As with previous years, the catalog is sized at 8-1/2 x 11 inches, with each page tabbed in a different color to make sections easier to find. A Table of Contents in the front, and a 15-page, 6-column-per-page Index in the back make it easy to locate goodies of interest. These location aids prove nearly superfluous. At least when I first bought the tome, I read it from first page to last, engrossed in its page as if it revealed the secrets of life.
The catalog, produced by the largest distributor of model railroading equipment, boasts a cornucopia of all things trains. Complete sets, locomotives, passenger cars, freight cars, structures, figures, vehicles, tools, scratch building supplies, books and videos are just some of the main sections in the Table of Contents. Most items have a color or back-and-white picture, a brief description, name and price.
Typical for the book is The Magic of Model Railroading, which consist of 45 pages of inspirational photographs of beautiful H.O. layouts, some having won awards. One shows a horse-drawn buggy parked in front of the schoolhouse at Walnut Grove from TV’s “Little House on the Prairies.” Another has a steamer chugging by a herd of sheep in 1920s Colorado. And a third shows a 44-ton diesel switcher pulling supplies at the 1940s Port Weston Harbor.
New for the year is a 12-month full color wall calendar, which unfortunately crams two months in each 7-1/2 x 11-inch page. Some of the days sport descriptions of important model railroading days, such as the beginning of the NMRA National Convention on July 14. Each month has a full-color model railroading picture to one side.

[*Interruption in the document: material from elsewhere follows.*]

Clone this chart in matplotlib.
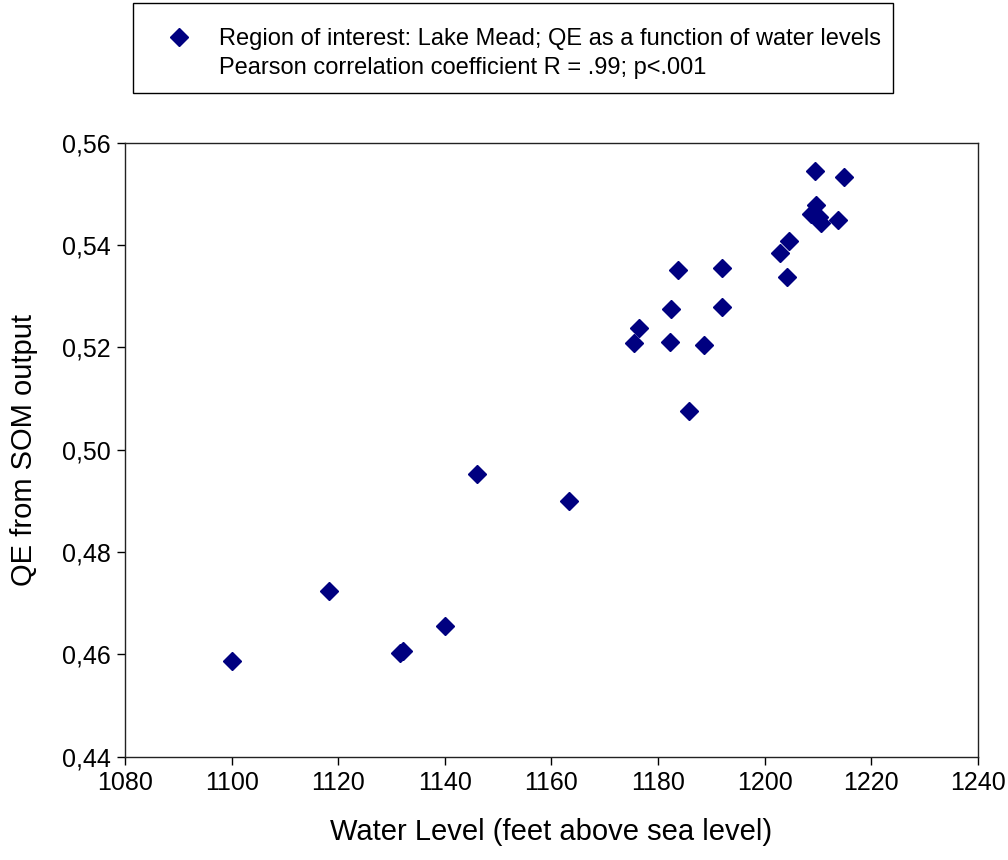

The last two versions of the catalog lavished at least five full pages on new structures that Walthers had created, something I’d always looked forward to. The company specializes in American prototype buildings, somewhat rare in an industry dominated by European prototypes. The current version has no such advantage. In fact, the only new structure is a drive-in restaurant that is lumped with railcars and vehicles to three pages of “What’s New” near the front of the catalog.
If you’re into H.O.-scale model railroading, then you need this catalog. Nothing else out there even comes close. This reference also allows ordering. But heed one tip: check the item first on the Walthers website, which frequently has products on sale. Then place your order with your nearest hobby shop. It may take a week for it to arrive and you’ll need to pick your package up at the shop, but most merchants will not charge you shipping. The only additional thing you pay is your sales tax.